Александр Сергеевич увидел на одном из самолетов вмонтированный в крыло новый заборник воздуха к нагнетателю мотора. Раструб всасывающего патрубка был развит чуть ли не до размеров граммофонной трубы и показался главному конструктору самолета эстетической несуразностью, а с точки зрения аэродинамики — недопустимым. Яковлев сразу же понял, что такой удобный для мотора "раструб с запасом" мог появиться по указанию конструктора-моториста. Подойдя вплотную и сдерживая раздражение, Яковлев достал из кармана кителя красный карандаш и прочертил им линию на металле раструба. Затем, обернувшись, более чем сухо сказал ведущему инженеру:
— Резать так!

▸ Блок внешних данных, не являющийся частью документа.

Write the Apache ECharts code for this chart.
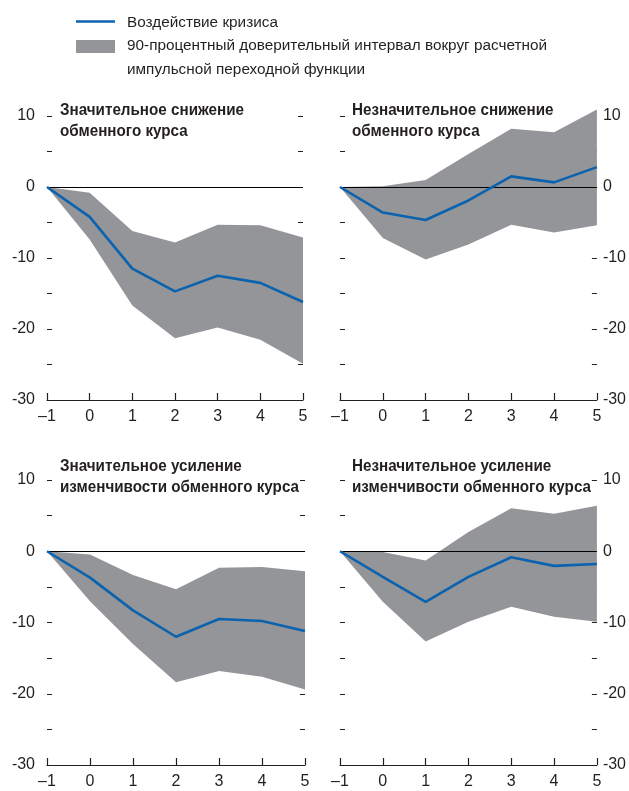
<!DOCTYPE html>
<html>
<head>
<meta charset="utf-8">
<script src="https://cdn.jsdelivr.net/npm/echarts@6/dist/echarts.min.js"></script>
<style>
  html, body { margin: 0; padding: 0; background: #fff; }
  #chart { width: 629px; height: 791px; }
</style>
</head>
<body>
<div id="chart"></div>
<script>
// Horizon (years relative to the crisis)
const categories = ['-1', '0', '1', '2', '3', '4', '5'];

// Panel titles
const titles = [
  'Значительное снижение\nобменного курса',
  'Незначительное снижение\nобменного курса',
  'Значительное усиление\nизменчивости обменного курса',
  'Незначительное усиление\nизменчивости обменного курса'
];

// Large depreciation
const effectBigDep = [0, -4.2, -11.5, -14.7, -12.5, -13.5, -16.2];
const upperBigDep  = [0, -0.8, -6.2, -7.8, -5.3, -5.4, -7.1];
const lowerBigDep  = [0, -7.4, -16.7, -21.3, -19.8, -21.5, -24.9];

// Small depreciation
const effectSmallDep = [0, -3.6, -4.65, -1.9, 1.5, 0.65, 2.8];
const upperSmallDep  = [0, 0.1, 1.0, 4.65, 8.2, 7.7, 10.9];
const lowerSmallDep  = [0, -7.2, -10.2, -8.1, -5.3, -6.4, -5.4];

// Large increase in volatility
const effectBigVol = [0, -3.7, -8.3, -12.0, -9.5, -9.8, -11.2];
const upperBigVol  = [0, -0.45, -3.35, -5.35, -2.3, -2.2, -2.8];
const lowerBigVol  = [0, -7.0, -13.0, -18.4, -16.8, -17.6, -19.4];

// Small increase in volatility
const effectSmallVol = [0, -3.6, -7.1, -3.6, -0.85, -2.05, -1.8];
const upperSmallVol  = [0, -0.1, -1.3, 2.7, 6.05, 5.25, 6.4];
const lowerSmallVol  = [0, -7.1, -12.65, -9.9, -7.8, -9.2, -9.9];

// Y axis ticks
const yMin = -30, yMax = 10, yStep = 5, yLabelStep = 10;

// Legend labels
const legendLine = 'Воздействие кризиса';
const legendBand = ['90-процентный доверительный интервал вокруг расчетной', 'импульсной переходной функции'];

const panels = [
  { effect: effectBigDep,   upper: upperBigDep,   lower: lowerBigDep,   labelSide: 'left' },
  { effect: effectSmallDep, upper: upperSmallDep, lower: lowerSmallDep, labelSide: 'right' },
  { effect: effectBigVol,   upper: upperBigVol,   lower: lowerBigVol,   labelSide: 'left' },
  { effect: effectSmallVol, upper: upperSmallVol, lower: lowerSmallVol, labelSide: 'right' }
];

const FONT = '"Liberation Sans", Arial, sans-serif';
const INK = '#231f20';
const BLUE = '#0b62ae';
const GREY = '#939598';

// Condensed look: squeeze text horizontally to the typeset widths
const measureCtx = document.createElement('canvas').getContext('2d');
function squeeze(text, font, targetWidth) {
  measureCtx.font = font;
  return targetWidth / measureCtx.measureText(text).width;
}
const TITLE_FONT = 'bold 16px ' + FONT;
const LEGEND_FONT = '15.5px ' + FONT;
const titleScale = squeeze('Значительное снижение', TITLE_FONT, 184);
const legendScale = squeeze(legendBand[0], LEGEND_FONT, 420);

const grids = [
  { left: 47,  top: 116, width: 256, height: 284 },
  { left: 340, top: 116, width: 257, height: 284 },
  { left: 47,  top: 480, width: 258, height: 285 },
  { left: 340, top: 480, width: 257, height: 285 }
];
// x of title start, y of first line middle
const titlePos = [
  { x: 60,  y: 111 },
  { x: 352, y: 111 },
  { x: 60,  y: 467 },
  { x: 352, y: 467 }
];
const titleLineGap = 21;

const xAxes = [], yAxes = [], series = [];
panels.forEach((p, i) => {
  xAxes.push({
    gridIndex: i,
    type: 'category',
    data: categories,
    boundaryGap: false,
    axisLine: { show: true, onZero: false, lineStyle: { color: INK, width: 1.2 } },
    axisTick: { show: true, inside: true, length: 7, lineStyle: { color: INK, width: 1.2 } },
    axisLabel: {
      margin: 9, fontSize: 16, color: INK, fontFamily: FONT,
      formatter: v => v.replace('-', '\u2013')
    },
    splitLine: { show: false }
  });
  ['left', 'right'].forEach(side => {
    const withLabels = side === p.labelSide;
    yAxes.push({
      gridIndex: i,
      type: 'value',
      position: side,
      min: yMin, max: yMax, interval: yStep,
      axisLine: { show: false },
      axisTick: { show: true, inside: true, length: 5, lineStyle: { color: INK, width: 1 } },
      axisLabel: {
        show: withLabels, margin: side === 'left' ? 12 : 6,
        fontSize: 16, color: INK, fontFamily: FONT,
        formatter: v => (v % yLabelStep === 0 ? String(v) : '')
      },
      splitLine: { show: false }
    });
  });
  const yIdx = i * 2;
  series.push({
    type: 'line', xAxisIndex: i, yAxisIndex: yIdx,
    data: p.lower, stack: 'band' + i, stackStrategy: 'all',
    symbol: 'none', lineStyle: { opacity: 0 }, silent: true, clip: false, z: 1
  });
  series.push({
    type: 'line', xAxisIndex: i, yAxisIndex: yIdx,
    data: p.upper.map((u, k) => u - p.lower[k]), stack: 'band' + i, stackStrategy: 'all',
    symbol: 'none', lineStyle: { opacity: 0 },
    areaStyle: { color: GREY, opacity: 1 }, silent: true, clip: false, z: 1
  });
  series.push({
    type: 'line', xAxisIndex: i, yAxisIndex: yIdx,
    data: p.effect, symbol: 'none', clip: false, z: 3,
    lineStyle: { color: BLUE, width: 2.6 },
    markLine: {
      silent: true, symbol: 'none', label: { show: false },
      lineStyle: { color: '#000', width: 1, type: 'solid' },
      data: [{ yAxis: 0 }], z: 2
    }
  });
});

// Text helper for squeezed lines (left edge stays put)
function textLine(text, x, y, font, scale) {
  return {
    type: 'text', x: x, y: y, scaleX: scale, scaleY: 1, z: 10,
    style: { text: text, font: font, fill: INK, textVerticalAlign: 'middle', textAlign: 'left' }
  };
}

const graphics = [
  { type: 'line', shape: { x1: 76, y1: 21.5, x2: 115, y2: 21.5 }, style: { stroke: BLUE, lineWidth: 2.6 } },
  { type: 'rect', shape: { x: 76, y: 40, width: 39, height: 13 }, style: { fill: GREY } },
  textLine(legendLine, 127, 22.5, LEGEND_FONT, legendScale),
  textLine(legendBand[0], 127, 45.5, LEGEND_FONT, legendScale),
  textLine(legendBand[1], 127, 69.5, LEGEND_FONT, legendScale)
];
titles.forEach((t, i) => {
  t.split('\n').forEach((line, k) => {
    graphics.push(textLine(line, titlePos[i].x, titlePos[i].y + k * titleLineGap, TITLE_FONT, titleScale));
  });
});

const chart = echarts.init(document.getElementById('chart'), null, { renderer: 'canvas' });
chart.setOption({
  animation: false,
  backgroundColor: '#fff',
  grid: grids,
  xAxis: xAxes,
  yAxis: yAxes,
  series: series,
  graphic: graphics
});
</script>
</body>
</html>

Вокруг завальцевать и загладить.
— Прошу прощения, — шагнул вперед Доллежаль. Яковлев быстро обернулся и очень недовольно взглянул на него.
— Перед тем как резать, Александр Сергеевич, мне хотелось бы выяснить, в каком соотношении мы с вами действуем: если на правах главных конструкторов, то я возражаю. Если как главный конструктор с заместителем наркома — пусть режут по карандашу…
Мне кажется, этот разговор приобрел теперь потешный оттенок. Во всяком случае, может вызвать улыбку. Но в то время, когда председатель Моссовета Пронин, отвечая за противовоздушную оборону Москвы, докладывал обо всем Сталину, у собеседников вряд ли возникало желание состязаться в светском остроумии.
Летчик-испытатель И. Шунейко (слева) и кинорежиссер В. Пудовкин.
Первые же полеты высотных ЯКов никого не успокоили. Оказалось, что моторы с нагнетателями Доллежаля не желают правильно работать на высоте и вызывают тряску самолета. Стоит ли распространяться о том, насколько время было суровое и что тучи над головами специалистов сгущались тем мрачнее, чем меньше оставалось в небе облаков и чем реальней становилась возможность появления вражеского высотного разведчика над столицей.
В случаях, когда конструкторы, инженеры и рабочие сделали все, а самолет нормально летать не хочет, его немедленно направляют к нам, в исследовательский институт.
Так поступили и с высотным ЯК-9 № 29.
К кислородному голоданию организм в какой-то мере приспосабливается, если его систематически тренировать на высоте, раз от раза поднимаясь выше. Разумеется, делать это можно в разумных пределах.
Не скажу, чтобы тренировки в термобарокамере мне лично доставляли удовольствие. Всегда казалось, что в реальных условиях высотного полета чувствуешь себя даже лучше, чем пребывая затворником в резервуаре, из которого выкачали почти весь воздух: наверно, потому, что в полете человек работает "в форсированном режиме" — настроен на работу с предельной отдачей всех физических и нравственных сил, наделен чувством огромной ответственности да и реальной опасности потери сознания тоже.
Такой обстановки, естественно, в лабораторных условиях не создать. Вот почему, когда сидишь в барокамере и тебя "поднимают на высоту", свободный от значительных дел, прислушиваешься к своему внутреннему состоянию, и тебе все больше и больше кажется, что самочувствие твое не такое уж и отменное.
И все же летчикам-высотникам тренироваться в термобарокамере приходится довольно много, и, надо сказать, тренировки эти очень не бесполезны.
И вот что интересно. После систематических тренировок на высоте пять с половиной тысяч метров чувствуешь себя довольно сносно даже без кислородной маски. Но сохранить достаточную работоспособность, ясное сознание на шестикилометровой высоте мне не удавалось, если на лице не было кислородной маски.
Это приспособление на самолете в принципе было похоже на теперешний акваланг. Кислородные баллоны, дыхательный автомат и маска. Все это размещалось не в ранце, а на борту самолета. Полеты на высоту без кислорода, начиная с четырехкилометровой высоты, медики нам категорически запрещали. Они вообще считали, что полеты с кислородной маской возможны лишь до высоты десяти километров.